The Nduro 7 cleaned more terrain than anything else I tested in 2023. Great downhill. Jaw dropping uphill. Confoundingly agile everywhere. About the only thing it couldn’t do was be easily lifted over obstacles. It was a big beast but I had many a beautiful ride on this e-bike. In a year of mega hyped machines it was nice to see one of the oldest names in e-MTBing appear out of nowhere and take the e-Crown. Great geometry, lovely suspension, excellent tyres, decent motor. And not £1,000,000.

Here’s our full review from August…

Haibike is one of the original e-bike brands. It has been doing e-bikes pretty much longer than anyone else (Google: ‘Haibike eQ Xduro’). It took a pretty bold attitude – not to mention a pretty thick skin – to do full-on e-bikes back in… 2010(!) And it shows.

Haibike quite clearly doesn’t really care what anyone else thinks of its bikes. It is shameless. As it should be. Time has proved it right. Haibike hasn’t been held back by looking back. Or by kowtowing to tradition. Or classic bicycle aesthetics.

I don’t think I’m being rude or incorrect by pointing out that Haibike was often mocked for its uncompromising designs. Its bikes have never looked ‘normal’. But look where we are now. A lot of other brands’ e-bikes are beginning to look more and more like Haibikes. It appears as though e-bike aesthetics are finally getting confident enough to be what they need to be, as opposed to trying to hide what they are.

The Bike

The Haibike Nduro 7 is a big travel, full-power e-bike with 180mm of suspension front and rear and 85Nm of torque from a Yamaha PW-X3 motor that gets its power from a 720Wh battery in the downtube. Those aren’t the only numbers that exude bigly. The reach is decent. The head angle is slack. The seat angle is steep. The seat tube is long and fat. The chainstays are long.

And the weight is… what it is. Which is to say, not light.
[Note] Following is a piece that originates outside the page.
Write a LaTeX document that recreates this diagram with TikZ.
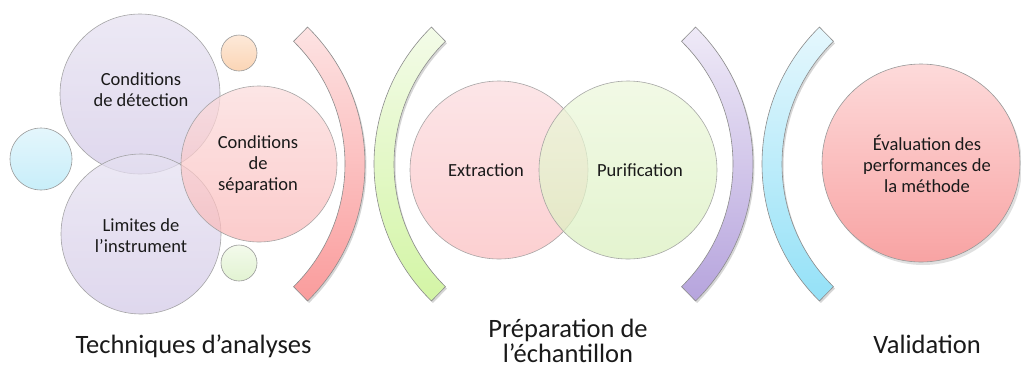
\documentclass[tikz,border=0pt]{standalone}
\usepackage{fontspec}
\setmainfont{Carlito}
\definecolor{pu1}{HTML}{E6E1F1}
\definecolor{pu2}{HTML}{D3C9E7}
\definecolor{ps1}{HTML}{FCDCDC}
\definecolor{ps2}{HTML}{FAB8B8}
\definecolor{ex1}{HTML}{FCDCDF}
\definecolor{ex2}{HTML}{FCBEC0}
\definecolor{pf1}{HTML}{EDF8DC}
\definecolor{pf2}{HTML}{DAF0BE}
\definecolor{ev1}{HTML}{FDDADA}
\definecolor{ev2}{HTML}{F8A3A3}
\definecolor{sb1}{HTML}{E4F6FC}
\definecolor{sb2}{HTML}{C8EEF9}
\definecolor{so1}{HTML}{FDE9D9}
\definecolor{so2}{HTML}{FBD5B5}
\definecolor{sg1}{HTML}{F3FAEB}
\definecolor{sg2}{HTML}{E2F3D2}
\definecolor{ak1}{HTML}{FDE3E3}
\definecolor{ak2}{HTML}{FA9C9C}
\definecolor{ag1}{HTML}{F3FBE8}
\definecolor{ag2}{HTML}{D3F5A5}
\definecolor{ap1}{HTML}{EFEAF7}
\definecolor{ap2}{HTML}{B6A4DD}
\definecolor{ab1}{HTML}{E5F7FD}
\definecolor{ab2}{HTML}{94E1F7}
\definecolor{txt}{HTML}{1A1A1A}
\begin{document}
\begin{tikzpicture}[x=1pt,y=-1pt,
  bub/.style={circle, inner sep=0pt, draw=black!40, line width=0.6pt, fill opacity=0.72, draw opacity=0.85},
  solidbub/.style={circle, inner sep=0pt, draw=black!40, line width=0.6pt},
  lab/.style={align=center, font=\fontsize{18.5}{21}\selectfont, text=txt, inner sep=0pt},
  caplab/.style={align=center, font=\fontsize{26.5}{25}\selectfont, text=txt, inner sep=0pt}]
\useasboundingbox[fill=white] (0,0) rectangle (1021,368);

% small circles
\node[solidbub, minimum size=62pt, top color=sb1, bottom color=sb2] (sblue) at (41,159) {};
\node[solidbub, minimum size=36pt, top color=so1, bottom color=so2] (sorange) at (239,53) {};
\node[solidbub, minimum size=36pt, top color=sg1, bottom color=sg2] (sgreen) at (239,263) {};

% left group
\node[bub, minimum size=160pt, top color=pu1, bottom color=pu2] (det) at (140,94) {};
\node[bub, minimum size=160pt, top color=pu1, bottom color=pu2] (lim) at (141,234) {};
\node[bub, minimum size=156pt, top color=ps1, bottom color=ps2] (sep) at (259,164) {};

% middle group
\node[bub, minimum size=178pt, top color=ex1, bottom color=ex2] (ext) at (499,170) {};
\node[bub, minimum size=178pt, top color=pf1, bottom color=pf2] (pur) at (628,170) {};

% evaluation circle
\fill[black, opacity=0.12] (923,166) circle[radius=99];
\node[solidbub, minimum size=198pt, top color=ev1, bottom color=ev2] (eva) at (921,163) {};

% arcs
\foreach \cx/\a/\b/\ct/\cb in {173/-45.5/45.5/ak1/ak2, 566/134.5/225.5/ag1/ag2, 561/-45.5/45.5/ap1/ap2, 954/134.5/225.5/ab1/ab2}{
  \fill[black, opacity=0.16] ([shift={(\cx+1.5,166)}]\a:192) arc[start angle=\a, end angle=\b, radius=192]
     -- ([shift={(\cx+1.5,166)}]\b:172) arc[start angle=\b, end angle=\a, radius=172] -- cycle;
  \shade[top color=\ct, bottom color=\cb, draw=black!45, line width=0.6pt]
     ([shift={(\cx,164)}]\a:192) arc[start angle=\a, end angle=\b, radius=192]
     -- ([shift={(\cx,164)}]\b:172) arc[start angle=\b, end angle=\a, radius=172] -- cycle;
}

% texts
\node[lab] (tdet) at (141,90) {Conditions\\de détection};
\node[lab] (tlim) at (141,236) {Limites de\\l’instrument};
\node[lab] (tsep) at (258,165) {Conditions\\de\\séparation};
\node[lab] (text) at (486,170) {Extraction};
\node[lab] (tpur) at (640,170) {Purification};
\node[lab] (teva) at (927,164) {Évaluation des\\performances de\\la méthode};

\node[caplab, anchor=base] (c1) at (193.5,353) {Techniques d’analyses};
\node[caplab] (c2) at (568,341) {Préparation de\\l’échantillon};
\node[caplab, anchor=base] (c3) at (927,353) {Validation};
\end{tikzpicture}
\end{document}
There is nothing that isn’t sturdy on this bike. From the Mavic E-Deemax wheels touching the dirt to the aluminium handlebar above the Fox 38 fork, it is all burly. There is nothing carbon on the Nduro 7. This is all aluminium all of the time. And quite stout aluminium at that (going off the super scientific ‘flicking it with fingernail’ test). This is heavy metal baby.

As regards the e-specific stuff on the Nduro 7, the system is operated by a discreet remote control near the left-hand grip and there’s also a rather modest little unit that sits to the left of the stem. The latter unit has the (five) power setting LEDs, the battery level LEDs, the on/off button and a button for dimming the aforementioned LEDs. The battery level indicator is a bit crude in that it only has four LEDs so it’s hard to know exactly how your battery life is progressing during a ride.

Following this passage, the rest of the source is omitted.